Note how many lines contain "this" and give that number, with nothing else.

◆ Stored records
________

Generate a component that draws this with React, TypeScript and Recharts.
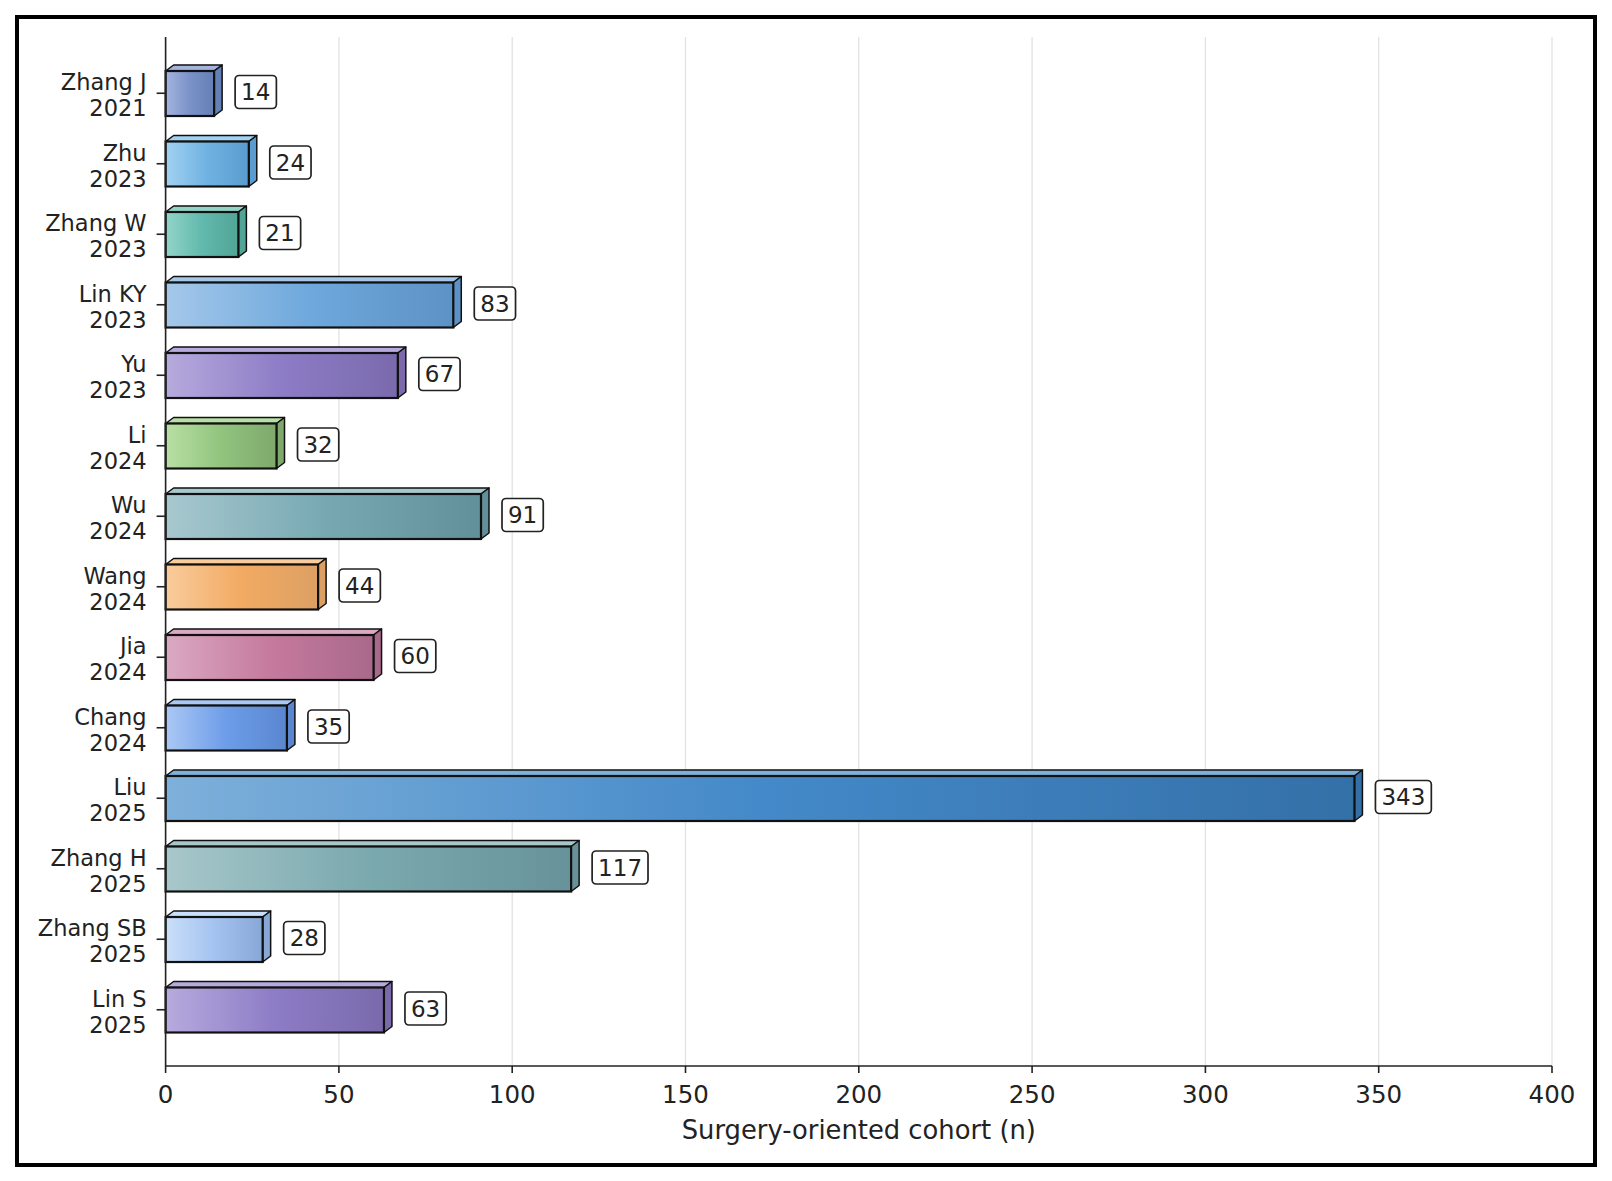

________

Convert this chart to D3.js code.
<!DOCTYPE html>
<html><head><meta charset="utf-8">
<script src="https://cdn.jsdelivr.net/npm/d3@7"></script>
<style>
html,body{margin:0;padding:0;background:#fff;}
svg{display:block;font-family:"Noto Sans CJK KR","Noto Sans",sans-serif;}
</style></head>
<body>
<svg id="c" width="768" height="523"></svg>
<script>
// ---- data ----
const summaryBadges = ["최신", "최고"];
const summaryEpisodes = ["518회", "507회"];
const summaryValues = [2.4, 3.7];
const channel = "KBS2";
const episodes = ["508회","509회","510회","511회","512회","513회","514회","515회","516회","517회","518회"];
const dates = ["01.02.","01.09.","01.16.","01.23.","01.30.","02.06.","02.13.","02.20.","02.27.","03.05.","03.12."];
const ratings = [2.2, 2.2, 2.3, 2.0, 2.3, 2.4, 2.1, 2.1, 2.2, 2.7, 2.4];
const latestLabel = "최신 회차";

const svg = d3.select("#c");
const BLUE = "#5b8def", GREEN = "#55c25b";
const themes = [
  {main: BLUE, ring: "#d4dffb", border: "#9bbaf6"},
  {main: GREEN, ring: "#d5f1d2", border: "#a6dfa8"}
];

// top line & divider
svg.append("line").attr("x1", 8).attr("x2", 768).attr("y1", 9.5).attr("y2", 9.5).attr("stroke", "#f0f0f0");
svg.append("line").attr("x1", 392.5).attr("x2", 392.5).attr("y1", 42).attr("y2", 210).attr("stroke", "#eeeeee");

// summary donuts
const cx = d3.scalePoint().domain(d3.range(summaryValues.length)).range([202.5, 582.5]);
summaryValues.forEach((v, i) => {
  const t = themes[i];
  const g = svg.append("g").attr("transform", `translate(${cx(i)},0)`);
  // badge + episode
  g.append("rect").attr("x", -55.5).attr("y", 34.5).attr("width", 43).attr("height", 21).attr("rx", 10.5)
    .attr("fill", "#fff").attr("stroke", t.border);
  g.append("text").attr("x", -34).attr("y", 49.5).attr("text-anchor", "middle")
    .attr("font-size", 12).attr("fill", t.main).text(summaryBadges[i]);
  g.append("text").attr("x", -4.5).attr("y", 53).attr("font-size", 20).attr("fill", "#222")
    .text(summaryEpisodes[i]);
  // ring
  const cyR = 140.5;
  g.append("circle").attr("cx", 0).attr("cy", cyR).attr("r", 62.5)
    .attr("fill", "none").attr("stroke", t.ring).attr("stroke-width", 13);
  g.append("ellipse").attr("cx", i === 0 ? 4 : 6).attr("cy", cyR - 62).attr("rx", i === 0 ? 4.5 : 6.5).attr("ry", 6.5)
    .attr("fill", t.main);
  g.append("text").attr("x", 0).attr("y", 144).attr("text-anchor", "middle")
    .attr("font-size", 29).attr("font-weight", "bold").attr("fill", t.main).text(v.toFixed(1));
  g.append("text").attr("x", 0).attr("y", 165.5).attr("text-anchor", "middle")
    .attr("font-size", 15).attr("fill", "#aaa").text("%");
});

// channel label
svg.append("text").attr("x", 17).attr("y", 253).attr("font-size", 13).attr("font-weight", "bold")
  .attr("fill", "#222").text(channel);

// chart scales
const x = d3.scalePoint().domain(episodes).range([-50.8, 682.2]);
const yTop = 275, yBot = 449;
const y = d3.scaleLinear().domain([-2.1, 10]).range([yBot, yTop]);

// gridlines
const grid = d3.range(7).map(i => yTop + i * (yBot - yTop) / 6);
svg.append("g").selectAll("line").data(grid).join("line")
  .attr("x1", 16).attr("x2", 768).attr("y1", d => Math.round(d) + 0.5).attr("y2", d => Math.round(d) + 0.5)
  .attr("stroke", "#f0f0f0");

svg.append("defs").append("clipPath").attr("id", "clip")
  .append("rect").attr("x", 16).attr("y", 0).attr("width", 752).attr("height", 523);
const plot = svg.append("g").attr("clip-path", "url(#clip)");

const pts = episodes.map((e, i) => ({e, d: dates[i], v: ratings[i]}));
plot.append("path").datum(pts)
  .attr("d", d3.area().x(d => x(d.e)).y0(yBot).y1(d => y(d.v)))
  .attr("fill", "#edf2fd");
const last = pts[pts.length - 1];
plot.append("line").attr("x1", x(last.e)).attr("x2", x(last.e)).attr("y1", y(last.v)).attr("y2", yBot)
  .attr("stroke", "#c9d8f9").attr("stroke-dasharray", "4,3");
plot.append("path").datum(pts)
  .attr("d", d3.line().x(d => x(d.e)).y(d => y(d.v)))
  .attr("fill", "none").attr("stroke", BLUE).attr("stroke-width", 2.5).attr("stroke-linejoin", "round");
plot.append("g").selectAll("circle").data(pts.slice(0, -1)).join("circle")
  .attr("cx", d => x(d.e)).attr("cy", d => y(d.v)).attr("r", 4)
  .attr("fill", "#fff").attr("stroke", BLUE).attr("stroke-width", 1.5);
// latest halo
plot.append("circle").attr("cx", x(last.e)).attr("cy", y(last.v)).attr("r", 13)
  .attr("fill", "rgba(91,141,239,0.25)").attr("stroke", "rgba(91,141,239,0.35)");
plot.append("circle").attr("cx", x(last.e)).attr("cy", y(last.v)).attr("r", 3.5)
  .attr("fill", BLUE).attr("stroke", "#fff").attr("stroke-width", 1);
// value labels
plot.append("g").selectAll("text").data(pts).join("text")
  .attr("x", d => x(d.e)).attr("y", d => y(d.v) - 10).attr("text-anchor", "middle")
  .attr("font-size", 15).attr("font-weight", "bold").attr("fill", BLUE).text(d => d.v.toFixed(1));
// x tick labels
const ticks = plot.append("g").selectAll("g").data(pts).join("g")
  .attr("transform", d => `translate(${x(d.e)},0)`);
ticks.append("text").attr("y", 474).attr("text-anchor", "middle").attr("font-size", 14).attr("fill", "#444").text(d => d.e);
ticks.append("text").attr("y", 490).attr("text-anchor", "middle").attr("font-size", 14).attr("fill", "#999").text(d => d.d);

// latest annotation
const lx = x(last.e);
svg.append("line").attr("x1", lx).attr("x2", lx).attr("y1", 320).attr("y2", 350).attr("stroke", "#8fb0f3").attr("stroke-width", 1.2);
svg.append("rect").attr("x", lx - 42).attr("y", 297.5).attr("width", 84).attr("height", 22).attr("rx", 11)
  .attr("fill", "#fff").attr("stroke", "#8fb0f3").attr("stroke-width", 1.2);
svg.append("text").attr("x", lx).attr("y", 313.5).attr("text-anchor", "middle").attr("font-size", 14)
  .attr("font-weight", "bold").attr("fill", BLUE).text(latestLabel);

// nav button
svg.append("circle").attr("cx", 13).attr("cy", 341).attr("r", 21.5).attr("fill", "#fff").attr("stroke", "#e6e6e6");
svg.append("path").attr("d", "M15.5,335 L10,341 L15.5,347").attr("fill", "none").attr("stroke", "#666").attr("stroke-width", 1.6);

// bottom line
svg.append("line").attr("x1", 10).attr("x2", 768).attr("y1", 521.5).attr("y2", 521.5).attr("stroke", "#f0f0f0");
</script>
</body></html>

________

◆ Output below
2